→ REQUIRED WORK:
Output every line below without omitting or altering anything.
+---+
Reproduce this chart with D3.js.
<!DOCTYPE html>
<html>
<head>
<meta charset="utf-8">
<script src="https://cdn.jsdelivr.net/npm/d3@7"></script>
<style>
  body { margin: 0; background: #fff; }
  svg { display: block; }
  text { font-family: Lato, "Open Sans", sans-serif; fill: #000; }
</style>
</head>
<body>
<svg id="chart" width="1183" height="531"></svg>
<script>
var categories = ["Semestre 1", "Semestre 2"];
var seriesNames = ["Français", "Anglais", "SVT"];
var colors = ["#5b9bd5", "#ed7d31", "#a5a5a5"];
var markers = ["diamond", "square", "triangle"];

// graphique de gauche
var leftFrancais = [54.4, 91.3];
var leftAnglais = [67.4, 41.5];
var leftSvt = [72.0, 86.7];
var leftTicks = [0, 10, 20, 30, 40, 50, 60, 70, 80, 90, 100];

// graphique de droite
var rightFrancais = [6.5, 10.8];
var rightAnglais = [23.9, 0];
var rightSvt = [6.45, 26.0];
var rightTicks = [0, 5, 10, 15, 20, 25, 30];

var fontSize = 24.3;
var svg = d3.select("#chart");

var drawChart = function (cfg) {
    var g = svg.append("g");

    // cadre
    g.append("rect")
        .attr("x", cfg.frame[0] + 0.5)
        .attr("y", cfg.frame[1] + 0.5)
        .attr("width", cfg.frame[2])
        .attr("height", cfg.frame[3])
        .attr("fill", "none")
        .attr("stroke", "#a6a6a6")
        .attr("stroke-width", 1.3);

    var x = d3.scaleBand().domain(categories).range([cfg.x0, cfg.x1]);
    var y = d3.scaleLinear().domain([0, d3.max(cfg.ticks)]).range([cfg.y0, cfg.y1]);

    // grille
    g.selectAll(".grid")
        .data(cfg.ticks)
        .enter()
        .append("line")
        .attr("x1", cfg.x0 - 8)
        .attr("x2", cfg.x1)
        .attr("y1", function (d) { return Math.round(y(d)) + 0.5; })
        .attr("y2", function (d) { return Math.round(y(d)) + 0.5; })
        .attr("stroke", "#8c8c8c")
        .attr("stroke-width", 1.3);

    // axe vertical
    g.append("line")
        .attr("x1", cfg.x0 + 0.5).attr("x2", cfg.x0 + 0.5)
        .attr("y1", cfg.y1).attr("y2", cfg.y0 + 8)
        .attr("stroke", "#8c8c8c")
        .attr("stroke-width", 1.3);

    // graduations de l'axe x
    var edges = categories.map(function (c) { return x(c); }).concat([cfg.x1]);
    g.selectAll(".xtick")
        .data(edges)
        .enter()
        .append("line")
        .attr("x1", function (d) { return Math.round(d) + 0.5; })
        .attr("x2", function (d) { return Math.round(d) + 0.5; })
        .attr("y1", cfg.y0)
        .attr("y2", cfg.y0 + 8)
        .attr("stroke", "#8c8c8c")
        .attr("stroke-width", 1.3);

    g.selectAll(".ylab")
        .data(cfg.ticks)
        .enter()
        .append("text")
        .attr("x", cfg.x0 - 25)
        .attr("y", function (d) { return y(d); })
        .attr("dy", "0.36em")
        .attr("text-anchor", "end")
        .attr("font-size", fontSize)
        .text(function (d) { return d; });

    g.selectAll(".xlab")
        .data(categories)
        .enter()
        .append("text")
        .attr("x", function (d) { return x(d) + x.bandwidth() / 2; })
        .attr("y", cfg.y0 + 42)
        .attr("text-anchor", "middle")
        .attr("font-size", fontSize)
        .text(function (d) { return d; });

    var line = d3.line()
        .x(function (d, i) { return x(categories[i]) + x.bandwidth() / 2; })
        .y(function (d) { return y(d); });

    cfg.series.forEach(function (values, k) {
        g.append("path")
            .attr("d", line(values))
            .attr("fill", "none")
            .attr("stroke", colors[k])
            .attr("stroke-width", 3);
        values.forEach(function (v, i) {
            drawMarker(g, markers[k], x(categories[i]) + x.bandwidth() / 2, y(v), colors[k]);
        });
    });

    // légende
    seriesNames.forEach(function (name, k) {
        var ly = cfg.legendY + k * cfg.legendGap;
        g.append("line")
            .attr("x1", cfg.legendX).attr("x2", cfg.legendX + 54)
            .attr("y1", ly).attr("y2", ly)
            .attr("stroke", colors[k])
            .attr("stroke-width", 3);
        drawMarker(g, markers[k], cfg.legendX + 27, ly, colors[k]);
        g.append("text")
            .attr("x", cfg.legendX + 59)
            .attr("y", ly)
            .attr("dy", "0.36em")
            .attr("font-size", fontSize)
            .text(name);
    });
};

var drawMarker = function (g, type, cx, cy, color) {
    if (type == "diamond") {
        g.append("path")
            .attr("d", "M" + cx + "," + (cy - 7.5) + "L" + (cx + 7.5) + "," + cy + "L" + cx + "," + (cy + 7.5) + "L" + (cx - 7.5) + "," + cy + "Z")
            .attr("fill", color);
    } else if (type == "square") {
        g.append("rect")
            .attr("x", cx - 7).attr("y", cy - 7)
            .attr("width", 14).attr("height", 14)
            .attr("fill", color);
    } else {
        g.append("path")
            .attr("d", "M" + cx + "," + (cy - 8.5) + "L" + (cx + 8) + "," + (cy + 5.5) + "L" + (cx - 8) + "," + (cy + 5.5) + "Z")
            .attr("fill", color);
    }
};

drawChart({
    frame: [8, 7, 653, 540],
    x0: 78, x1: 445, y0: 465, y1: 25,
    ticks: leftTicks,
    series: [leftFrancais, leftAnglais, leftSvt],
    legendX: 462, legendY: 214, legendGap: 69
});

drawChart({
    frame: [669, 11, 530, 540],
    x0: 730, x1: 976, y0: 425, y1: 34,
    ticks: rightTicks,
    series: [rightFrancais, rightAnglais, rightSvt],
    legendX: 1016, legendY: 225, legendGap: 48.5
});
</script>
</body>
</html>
+---+
→ FULL SOLUTION:
Reproduce this chart with D3.js.
<!DOCTYPE html>
<html>
<head>
<meta charset="utf-8">
<script src="https://cdn.jsdelivr.net/npm/d3@7"></script>
<style>
  body { margin: 0; background: #fff; }
  svg { display: block; }
  text { font-family: Lato, "Open Sans", sans-serif; fill: #000; }
</style>
</head>
<body>
<svg id="chart" width="1183" height="531"></svg>
<script>
var categories = ["Semestre 1", "Semestre 2"];
var seriesNames = ["Français", "Anglais", "SVT"];
var colors = ["#5b9bd5", "#ed7d31", "#a5a5a5"];
var markers = ["diamond", "square", "triangle"];

// graphique de gauche
var leftFrancais = [54.4, 91.3];
var leftAnglais = [67.4, 41.5];
var leftSvt = [72.0, 86.7];
var leftTicks = [0, 10, 20, 30, 40, 50, 60, 70, 80, 90, 100];

// graphique de droite
var rightFrancais = [6.5, 10.8];
var rightAnglais = [23.9, 0];
var rightSvt = [6.45, 26.0];
var rightTicks = [0, 5, 10, 15, 20, 25, 30];

var fontSize = 24.3;
var svg = d3.select("#chart");

var drawChart = function (cfg) {
    var g = svg.append("g");

    // cadre
    g.append("rect")
        .attr("x", cfg.frame[0] + 0.5)
        .attr("y", cfg.frame[1] + 0.5)
        .attr("width", cfg.frame[2])
        .attr("height", cfg.frame[3])
        .attr("fill", "none")
        .attr("stroke", "#a6a6a6")
        .attr("stroke-width", 1.3);

    var x = d3.scaleBand().domain(categories).range([cfg.x0, cfg.x1]);
    var y = d3.scaleLinear().domain([0, d3.max(cfg.ticks)]).range([cfg.y0, cfg.y1]);

    // grille
    g.selectAll(".grid")
        .data(cfg.ticks)
        .enter()
        .append("line")
        .attr("x1", cfg.x0 - 8)
        .attr("x2", cfg.x1)
        .attr("y1", function (d) { return Math.round(y(d)) + 0.5; })
        .attr("y2", function (d) { return Math.round(y(d)) + 0.5; })
        .attr("stroke", "#8c8c8c")
        .attr("stroke-width", 1.3);

    // axe vertical
    g.append("line")
        .attr("x1", cfg.x0 + 0.5).attr("x2", cfg.x0 + 0.5)
        .attr("y1", cfg.y1).attr("y2", cfg.y0 + 8)
        .attr("stroke", "#8c8c8c")
        .attr("stroke-width", 1.3);

    // graduations de l'axe x
    var edges = categories.map(function (c) { return x(c); }).concat([cfg.x1]);
    g.selectAll(".xtick")
        .data(edges)
        .enter()
        .append("line")
        .attr("x1", function (d) { return Math.round(d) + 0.5; })
        .attr("x2", function (d) { return Math.round(d) + 0.5; })
        .attr("y1", cfg.y0)
        .attr("y2", cfg.y0 + 8)
        .attr("stroke", "#8c8c8c")
        .attr("stroke-width", 1.3);

    g.selectAll(".ylab")
        .data(cfg.ticks)
        .enter()
        .append("text")
        .attr("x", cfg.x0 - 25)
        .attr("y", function (d) { return y(d); })
        .attr("dy", "0.36em")
        .attr("text-anchor", "end")
        .attr("font-size", fontSize)
        .text(function (d) { return d; });

    g.selectAll(".xlab")
        .data(categories)
        .enter()
        .append("text")
        .attr("x", function (d) { return x(d) + x.bandwidth() / 2; })
        .attr("y", cfg.y0 + 42)
        .attr("text-anchor", "middle")
        .attr("font-size", fontSize)
        .text(function (d) { return d; });

    var line = d3.line()
        .x(function (d, i) { return x(categories[i]) + x.bandwidth() / 2; })
        .y(function (d) { return y(d); });

    cfg.series.forEach(function (values, k) {
        g.append("path")
            .attr("d", line(values))
            .attr("fill", "none")
            .attr("stroke", colors[k])
            .attr("stroke-width", 3);
        values.forEach(function (v, i) {
            drawMarker(g, markers[k], x(categories[i]) + x.bandwidth() / 2, y(v), colors[k]);
        });
    });

    // légende
    seriesNames.forEach(function (name, k) {
        var ly = cfg.legendY + k * cfg.legendGap;
        g.append("line")
            .attr("x1", cfg.legendX).attr("x2", cfg.legendX + 54)
            .attr("y1", ly).attr("y2", ly)
            .attr("stroke", colors[k])
            .attr("stroke-width", 3);
        drawMarker(g, markers[k], cfg.legendX + 27, ly, colors[k]);
        g.append("text")
            .attr("x", cfg.legendX + 59)
            .attr("y", ly)
            .attr("dy", "0.36em")
            .attr("font-size", fontSize)
            .text(name);
    });
};

var drawMarker = function (g, type, cx, cy, color) {
    if (type == "diamond") {
        g.append("path")
            .attr("d", "M" + cx + "," + (cy - 7.5) + "L" + (cx + 7.5) + "," + cy + "L" + cx + "," + (cy + 7.5) + "L" + (cx - 7.5) + "," + cy + "Z")
            .attr("fill", color);
    } else if (type == "square") {
        g.append("rect")
            .attr("x", cx - 7).attr("y", cy - 7)
            .attr("width", 14).attr("height", 14)
            .attr("fill", color);
    } else {
        g.append("path")
            .attr("d", "M" + cx + "," + (cy - 8.5) + "L" + (cx + 8) + "," + (cy + 5.5) + "L" + (cx - 8) + "," + (cy + 5.5) + "Z")
            .attr("fill", color);
    }
};

drawChart({
    frame: [8, 7, 653, 540],
    x0: 78, x1: 445, y0: 465, y1: 25,
    ticks: leftTicks,
    series: [leftFrancais, leftAnglais, leftSvt],
    legendX: 462, legendY: 214, legendGap: 69
});

drawChart({
    frame: [669, 11, 530, 540],
    x0: 730, x1: 976, y0: 425, y1: 34,
    ticks: rightTicks,
    series: [rightFrancais, rightAnglais, rightSvt],
    legendX: 1016, legendY: 225, legendGap: 48.5
});
</script>
</body>
</html>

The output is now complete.